Dr Richard Ingram (Oesophagus/stomach/duodenum)

Dr Richard Ingram – 2017 BSG-Guts UK Trainee Research Network Award

Institution: Nottingham University Hospitals NHS Trust/WMRIG and GARNet SpR Trainee Networks

Title: Improving the care of patients with gastrointestinal bleeding

Project Start Date: 15th January 2018

Completion Date: 14th January 2019

Summary:

This exciting project is looking at the quality of care received by patients who suffer an acute upper gastrointestinal bleed. Gastrointestinal (GI) bleeding is a common medical emergency, with one person affected every six minutes in the UK. Mortality rate can be as high as 10% so it is essential that the medical guidelines, which instruct early management and timely endoscopy, are followed precisely. However, concerns have been raised about variation in practice and instances of suboptimal care of GI bleeding.

For this project the gastroenterology trainees from the East Midlands (GARNet www.thegarnet.org) and West Midlands (WMRIG www.wmrig.co.uk) networks have teamed up to carry out an audit of the care received by patients in the hospitals they work in. Ten hospitals have already signed up to the project and another 6 plan to join in as the project is rolled out. The trainees will assess the care provided and will also introduce a new, easy-to-use, evidence-base, checklist of six actions that have been shown to improve outcomes for patients. This checklist (a ‘care bundle’ known as GIBsix) contains the ‘six-Rs’ in the early management of GI bleeding: Recognition, Resuscitation, Risk assessment, Rx (treatment),  Refer for further management (including endoscopy), and Right ward for ongoing care. This GIBsix care bundle is meant to sit alongside the hospital’s own policies and guidelines for the management of GI bleeding, and help Emergency Departments, general wards and Gastroenterology teams deliver better care. Similar ‘care bundles’ have been shown to achieve this, such as the ‘sepsis six bundle’ adopted as part of the national Surviving Sepsis campaign. The trainees hope that the GIBsix care bundle will also be adopted nationally and bring similar long-awaited improvements in the care of patients with GI bleeds. The trainees were involved in developing the care bundle and in their own words: ‘We want to lead on its initial implementation, validation and further refinement. We will also ask patients and hospital staff what else we can do.

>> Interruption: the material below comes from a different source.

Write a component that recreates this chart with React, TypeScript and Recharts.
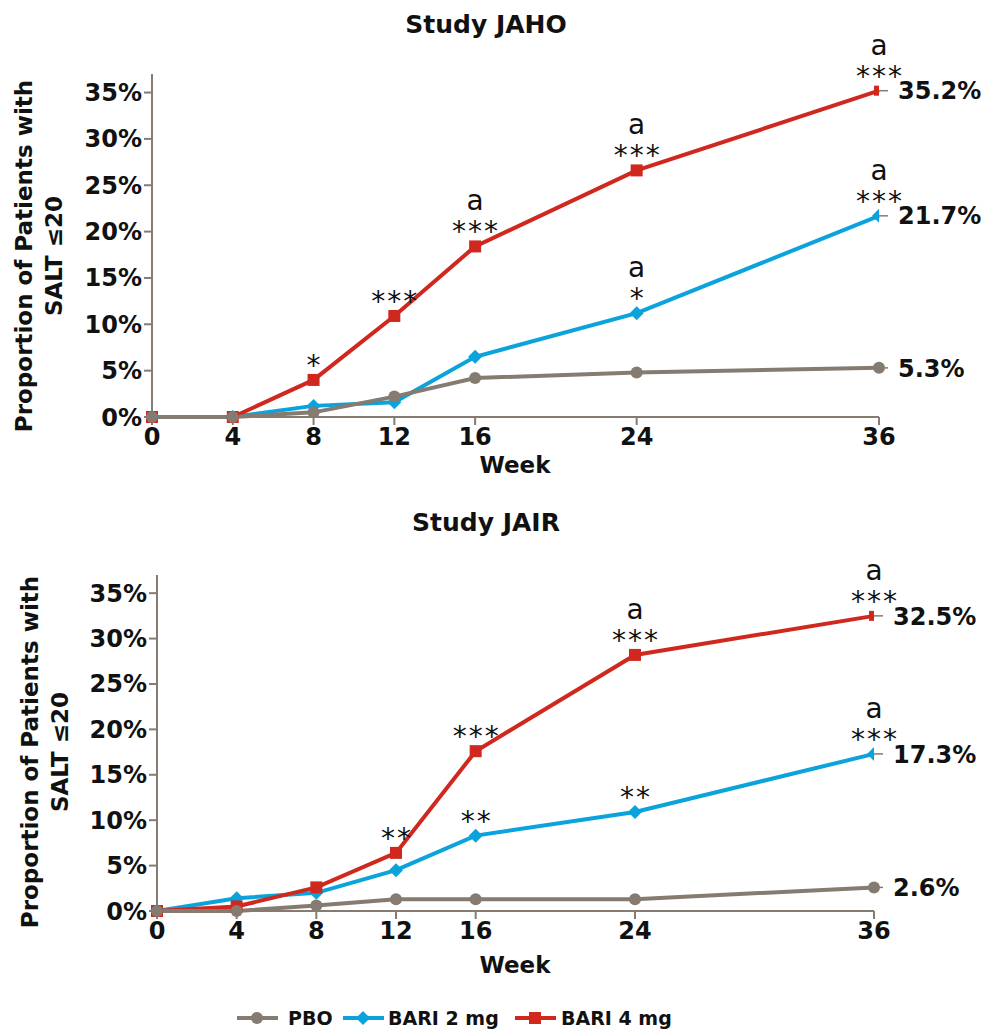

The project will also allow the trainees to establish collaborations across the regions and to share best practice. The project will engage a large number of trainees, providing them with training and experience of working in multi-site clinical projects. This will support the development of an NHS workforce that can design and deliver such projects. The trainees are also keen to involve patients and the public in the future expansion of the GIBsix and potentially work with Guts UK to support patient advocates that can share the project findings with other hospitals.

We are delighted to receive Guts UK's support to carry out this important work. The initiative to develop a checklist of actions to improve quality of care in GI bleeding originated was a trainee-led idea stemming from the Midlands. We are keen and excited to be able to develop it further, involving patients and hospital staff in the process.